Another cookbook I picked up in Athens last year is remarkably is called ‘Famine Recipes’… not the most inspiring title you would think…. But this is an almost unique work.
A much-ignored bit of WW2 history is that, during the Nazi occupation, Greece endured the most horrendous famine. I’m not a historian but I think it’s safe to say that the famine situation in Greece at that time was without equal. With a combination of rapacious plundering of food supplies by the Nazis and strategic Allied blockades, in the three years of the Occupation, some 300,000 Greeks perished. The exact figure is unknown as families hid deaths so that they could keep the ration cards; the loss of even those pitiful allowances was disastrous. Not circumstances that evoke reminiscences and nostalgia….So that is what fascinated me with this particular book. Actually, despite the title, there are not so many ‘recipes,’ it’s more the recipe for survival.
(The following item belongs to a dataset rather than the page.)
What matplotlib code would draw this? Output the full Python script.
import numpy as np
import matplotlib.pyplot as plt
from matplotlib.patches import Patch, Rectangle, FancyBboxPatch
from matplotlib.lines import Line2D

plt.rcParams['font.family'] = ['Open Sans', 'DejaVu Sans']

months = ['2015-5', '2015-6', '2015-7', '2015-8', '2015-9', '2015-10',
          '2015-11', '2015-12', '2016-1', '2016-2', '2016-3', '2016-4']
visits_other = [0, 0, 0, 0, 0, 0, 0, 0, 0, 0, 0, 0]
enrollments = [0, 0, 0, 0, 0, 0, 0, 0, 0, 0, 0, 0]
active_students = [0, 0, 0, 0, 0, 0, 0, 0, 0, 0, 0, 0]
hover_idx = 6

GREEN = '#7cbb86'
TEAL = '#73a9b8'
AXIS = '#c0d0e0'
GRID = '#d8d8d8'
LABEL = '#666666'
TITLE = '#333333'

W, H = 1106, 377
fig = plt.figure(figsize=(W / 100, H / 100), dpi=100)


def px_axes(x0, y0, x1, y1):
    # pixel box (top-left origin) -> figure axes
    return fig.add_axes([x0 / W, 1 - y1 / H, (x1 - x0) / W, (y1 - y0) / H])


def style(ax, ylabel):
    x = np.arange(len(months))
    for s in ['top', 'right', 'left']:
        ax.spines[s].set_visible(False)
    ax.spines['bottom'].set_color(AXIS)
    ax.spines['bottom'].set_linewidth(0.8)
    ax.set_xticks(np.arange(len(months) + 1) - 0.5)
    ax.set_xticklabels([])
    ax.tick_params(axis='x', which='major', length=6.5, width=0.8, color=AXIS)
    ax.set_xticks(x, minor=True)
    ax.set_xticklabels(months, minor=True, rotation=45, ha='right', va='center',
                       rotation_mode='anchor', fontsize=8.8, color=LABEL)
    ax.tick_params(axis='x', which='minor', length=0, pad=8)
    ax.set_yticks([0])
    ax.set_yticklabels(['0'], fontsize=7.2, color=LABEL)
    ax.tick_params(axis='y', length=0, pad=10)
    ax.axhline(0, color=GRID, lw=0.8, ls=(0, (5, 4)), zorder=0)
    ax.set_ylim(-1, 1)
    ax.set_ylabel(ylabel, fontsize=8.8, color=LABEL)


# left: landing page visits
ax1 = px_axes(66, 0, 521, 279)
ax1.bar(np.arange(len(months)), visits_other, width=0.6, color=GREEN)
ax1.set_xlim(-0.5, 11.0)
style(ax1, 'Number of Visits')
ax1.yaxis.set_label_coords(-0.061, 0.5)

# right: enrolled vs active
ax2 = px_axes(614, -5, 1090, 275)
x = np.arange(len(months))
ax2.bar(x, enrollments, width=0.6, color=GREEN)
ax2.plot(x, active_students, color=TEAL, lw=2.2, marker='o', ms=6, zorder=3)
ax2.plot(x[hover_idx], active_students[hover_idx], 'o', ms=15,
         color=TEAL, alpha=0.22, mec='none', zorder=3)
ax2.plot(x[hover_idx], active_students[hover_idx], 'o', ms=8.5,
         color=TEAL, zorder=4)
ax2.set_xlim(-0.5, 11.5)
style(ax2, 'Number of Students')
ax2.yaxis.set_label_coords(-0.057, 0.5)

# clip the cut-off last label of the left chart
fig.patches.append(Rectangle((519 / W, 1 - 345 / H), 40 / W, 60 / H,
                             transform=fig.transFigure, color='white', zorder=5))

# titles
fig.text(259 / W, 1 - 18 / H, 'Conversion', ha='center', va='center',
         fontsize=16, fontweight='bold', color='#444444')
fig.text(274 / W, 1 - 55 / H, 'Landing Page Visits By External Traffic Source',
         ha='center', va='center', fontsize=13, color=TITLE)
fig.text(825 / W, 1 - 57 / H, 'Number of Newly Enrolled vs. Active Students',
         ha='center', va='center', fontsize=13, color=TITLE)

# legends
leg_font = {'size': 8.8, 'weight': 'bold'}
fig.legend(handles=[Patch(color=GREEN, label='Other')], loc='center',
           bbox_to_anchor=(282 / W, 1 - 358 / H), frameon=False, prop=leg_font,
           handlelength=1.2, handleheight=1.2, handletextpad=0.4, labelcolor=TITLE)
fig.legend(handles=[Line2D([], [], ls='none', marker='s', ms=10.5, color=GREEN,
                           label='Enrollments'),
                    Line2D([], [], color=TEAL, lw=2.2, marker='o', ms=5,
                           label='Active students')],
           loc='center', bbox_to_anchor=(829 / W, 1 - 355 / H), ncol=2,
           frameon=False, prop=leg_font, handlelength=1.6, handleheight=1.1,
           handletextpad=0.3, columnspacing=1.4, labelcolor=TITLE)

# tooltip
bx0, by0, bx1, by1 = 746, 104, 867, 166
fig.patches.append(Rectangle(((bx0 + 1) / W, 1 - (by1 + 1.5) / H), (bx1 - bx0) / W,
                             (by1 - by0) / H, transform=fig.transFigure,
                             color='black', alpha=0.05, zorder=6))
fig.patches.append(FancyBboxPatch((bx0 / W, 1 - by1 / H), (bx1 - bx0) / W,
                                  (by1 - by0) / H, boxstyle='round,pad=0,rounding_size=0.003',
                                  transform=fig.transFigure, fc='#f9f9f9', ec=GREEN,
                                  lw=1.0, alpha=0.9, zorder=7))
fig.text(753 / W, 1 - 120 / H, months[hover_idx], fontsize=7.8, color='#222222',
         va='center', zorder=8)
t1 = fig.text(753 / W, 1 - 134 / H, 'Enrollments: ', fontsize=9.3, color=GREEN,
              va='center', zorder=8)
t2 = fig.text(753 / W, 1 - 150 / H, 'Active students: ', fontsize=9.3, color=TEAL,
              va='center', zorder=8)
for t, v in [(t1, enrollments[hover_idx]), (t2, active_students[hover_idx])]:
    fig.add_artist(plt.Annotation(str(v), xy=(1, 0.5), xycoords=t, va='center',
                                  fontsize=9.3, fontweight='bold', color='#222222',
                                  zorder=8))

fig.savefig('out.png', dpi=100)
History professor, Eleni Nikolaïdou, researched the archive of Athenian daily newspapers for three years and her findings resulted in this book, ‘Famine Recipes’. Even the Nazi censorship couldn’t stop the papers’ columnists give handy tips on how to substitute nothing for not much more, and how to eek out very little. One useful piece of advice was to gather the crumbs each time you cut bread and store them in a pot. In a few days’ time you’d have a whole load of breadcrumbs to bulk up some meagre offering.
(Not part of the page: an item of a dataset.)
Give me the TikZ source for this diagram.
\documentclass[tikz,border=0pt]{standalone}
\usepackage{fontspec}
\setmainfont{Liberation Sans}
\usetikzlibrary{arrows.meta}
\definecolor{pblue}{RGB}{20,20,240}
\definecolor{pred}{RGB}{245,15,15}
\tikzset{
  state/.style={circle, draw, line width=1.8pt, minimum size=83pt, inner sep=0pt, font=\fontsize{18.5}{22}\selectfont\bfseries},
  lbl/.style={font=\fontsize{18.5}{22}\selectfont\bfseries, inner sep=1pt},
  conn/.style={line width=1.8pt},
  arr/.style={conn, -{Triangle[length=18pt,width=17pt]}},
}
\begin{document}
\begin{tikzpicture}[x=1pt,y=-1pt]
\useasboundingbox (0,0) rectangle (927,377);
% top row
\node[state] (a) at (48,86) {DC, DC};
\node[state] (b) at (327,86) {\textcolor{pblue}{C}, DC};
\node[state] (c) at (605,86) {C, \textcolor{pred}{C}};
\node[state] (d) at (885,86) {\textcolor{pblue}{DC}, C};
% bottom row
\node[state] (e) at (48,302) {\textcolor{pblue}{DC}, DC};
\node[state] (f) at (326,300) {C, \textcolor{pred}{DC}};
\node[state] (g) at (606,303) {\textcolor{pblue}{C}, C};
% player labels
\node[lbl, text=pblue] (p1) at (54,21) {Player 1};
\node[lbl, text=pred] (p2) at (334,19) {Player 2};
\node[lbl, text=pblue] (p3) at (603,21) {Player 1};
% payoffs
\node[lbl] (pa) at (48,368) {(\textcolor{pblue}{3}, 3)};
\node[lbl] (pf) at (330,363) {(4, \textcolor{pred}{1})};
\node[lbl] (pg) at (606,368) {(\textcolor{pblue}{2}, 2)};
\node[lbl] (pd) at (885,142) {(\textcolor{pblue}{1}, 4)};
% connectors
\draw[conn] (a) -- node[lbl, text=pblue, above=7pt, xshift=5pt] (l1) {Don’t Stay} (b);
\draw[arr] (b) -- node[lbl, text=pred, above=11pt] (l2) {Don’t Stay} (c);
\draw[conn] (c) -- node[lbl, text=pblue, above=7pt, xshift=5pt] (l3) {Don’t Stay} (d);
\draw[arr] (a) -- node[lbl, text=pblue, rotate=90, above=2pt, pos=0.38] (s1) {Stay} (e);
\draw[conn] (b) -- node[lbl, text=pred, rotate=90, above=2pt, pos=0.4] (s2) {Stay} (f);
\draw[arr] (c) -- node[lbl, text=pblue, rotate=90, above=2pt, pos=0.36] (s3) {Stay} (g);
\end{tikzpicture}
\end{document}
A ‘tasty soup’ could be made from the trimmings of green beans and a handful of olives,. Any service, from that of the seamstress to the lawyer, could be traded for some hazelnuts or a bit of olive oil. Wartime staples were currants, wild greens (nettles, dandelions, etc), and retsina.
In these recent weeks when, for the first time in the lives of most, we have been confronted with some empty supermarket shelves, you can only imagine the grinding, horrifying despair of realising that there’s no food for sale.
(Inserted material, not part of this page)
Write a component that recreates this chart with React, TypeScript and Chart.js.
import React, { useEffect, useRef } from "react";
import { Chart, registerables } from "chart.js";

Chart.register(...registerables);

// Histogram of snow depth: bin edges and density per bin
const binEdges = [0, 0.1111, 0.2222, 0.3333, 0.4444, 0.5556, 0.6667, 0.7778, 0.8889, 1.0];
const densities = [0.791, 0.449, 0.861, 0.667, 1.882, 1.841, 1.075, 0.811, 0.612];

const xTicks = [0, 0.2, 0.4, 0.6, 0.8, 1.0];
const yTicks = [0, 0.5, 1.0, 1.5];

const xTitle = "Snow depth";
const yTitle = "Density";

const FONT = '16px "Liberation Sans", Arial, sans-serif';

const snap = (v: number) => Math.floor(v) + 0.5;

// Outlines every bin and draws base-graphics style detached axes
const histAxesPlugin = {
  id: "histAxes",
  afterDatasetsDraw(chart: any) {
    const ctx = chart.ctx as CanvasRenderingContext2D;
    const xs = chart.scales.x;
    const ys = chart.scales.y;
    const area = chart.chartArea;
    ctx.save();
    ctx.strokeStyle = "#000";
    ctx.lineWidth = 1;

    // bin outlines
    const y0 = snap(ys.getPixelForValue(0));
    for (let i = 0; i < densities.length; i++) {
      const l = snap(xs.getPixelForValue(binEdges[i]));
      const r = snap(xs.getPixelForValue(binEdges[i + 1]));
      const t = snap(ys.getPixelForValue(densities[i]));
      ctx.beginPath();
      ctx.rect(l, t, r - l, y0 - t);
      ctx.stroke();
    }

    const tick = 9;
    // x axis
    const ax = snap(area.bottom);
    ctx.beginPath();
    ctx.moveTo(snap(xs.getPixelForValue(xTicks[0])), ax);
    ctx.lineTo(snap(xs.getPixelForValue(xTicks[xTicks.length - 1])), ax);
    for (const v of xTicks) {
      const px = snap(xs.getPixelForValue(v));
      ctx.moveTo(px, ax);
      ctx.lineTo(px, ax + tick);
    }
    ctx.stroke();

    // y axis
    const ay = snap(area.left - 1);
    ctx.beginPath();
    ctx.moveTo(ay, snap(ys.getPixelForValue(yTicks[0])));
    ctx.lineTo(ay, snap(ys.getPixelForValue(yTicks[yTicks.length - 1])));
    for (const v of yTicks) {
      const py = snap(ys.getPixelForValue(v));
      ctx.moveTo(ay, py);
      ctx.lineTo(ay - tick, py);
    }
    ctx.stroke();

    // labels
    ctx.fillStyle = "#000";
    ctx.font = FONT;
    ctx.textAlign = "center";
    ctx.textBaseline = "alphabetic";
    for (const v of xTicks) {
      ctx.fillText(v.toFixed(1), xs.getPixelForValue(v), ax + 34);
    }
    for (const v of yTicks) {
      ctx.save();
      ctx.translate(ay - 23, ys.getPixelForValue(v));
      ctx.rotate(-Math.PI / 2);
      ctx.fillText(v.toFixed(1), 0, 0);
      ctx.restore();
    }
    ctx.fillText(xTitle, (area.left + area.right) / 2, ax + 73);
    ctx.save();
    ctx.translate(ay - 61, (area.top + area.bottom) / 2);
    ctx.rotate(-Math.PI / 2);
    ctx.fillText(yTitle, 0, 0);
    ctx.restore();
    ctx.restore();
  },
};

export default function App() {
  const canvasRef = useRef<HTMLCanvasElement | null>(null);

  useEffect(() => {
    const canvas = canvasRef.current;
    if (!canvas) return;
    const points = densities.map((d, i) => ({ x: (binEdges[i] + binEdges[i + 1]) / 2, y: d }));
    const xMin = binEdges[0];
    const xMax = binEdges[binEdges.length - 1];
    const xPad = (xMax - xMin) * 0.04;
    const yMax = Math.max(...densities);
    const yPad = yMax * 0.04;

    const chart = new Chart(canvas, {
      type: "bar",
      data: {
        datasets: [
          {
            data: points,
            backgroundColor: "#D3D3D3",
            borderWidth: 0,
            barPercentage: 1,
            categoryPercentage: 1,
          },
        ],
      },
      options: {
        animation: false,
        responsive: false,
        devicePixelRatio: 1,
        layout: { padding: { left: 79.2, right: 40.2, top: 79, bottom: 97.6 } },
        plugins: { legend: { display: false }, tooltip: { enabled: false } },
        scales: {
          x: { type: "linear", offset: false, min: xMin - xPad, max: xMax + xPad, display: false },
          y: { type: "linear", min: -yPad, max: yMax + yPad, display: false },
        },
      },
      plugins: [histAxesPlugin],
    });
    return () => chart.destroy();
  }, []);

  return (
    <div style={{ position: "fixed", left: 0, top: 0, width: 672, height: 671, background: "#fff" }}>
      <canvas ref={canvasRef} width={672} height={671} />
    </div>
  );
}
Today obviously I salute those brave men and women who fought for our freedom all those years ago – we owe them so, so much. But I also salute those others, mainly women, who stayed at home and, against all the dreadful odds, did their very best to feed their families.
Here’s a recipe from the book.
Ersatz Taramosalata (that is without any taramas)
As an experiment, I stuck to the directions in the book. I used the driest bread I had and no more than a teaspoonful of oil. I think the ‘soup powder’ that crops up in a lot of the recipes must have been something distributed by the Red Cross and was probably like today’s bouillon powder. The result was not totally unpleasant – it had plenty of ‘umami’ and had the benefit of being totally vegan! I think it would be possible to make something tastier with the addition of maybe a bit more oil and something like Worcestershire sauce or tabasco.
Take some dry bread (probably about 150gm) and moisten it with water until soft. Put it in a mortar and pestle with a tablespoonful of grated onion.
Work this together until its a fairly smooth paste, adding a few drops of olive oil as you go.
Now add a teaspoonful of ‘soup powder’, work that into the paste and add a bit of lemon juice to taste. According to how much bread you have used, you may need to add a bit more ‘soup powder’.
To finish it off, add a tablespoonful of hot water and mix well.
Add a little pepper to add a bit of spice.
‘You will have a perfect taramosalata and nobody will even guess that it doesn’t contain a trace of taramas.’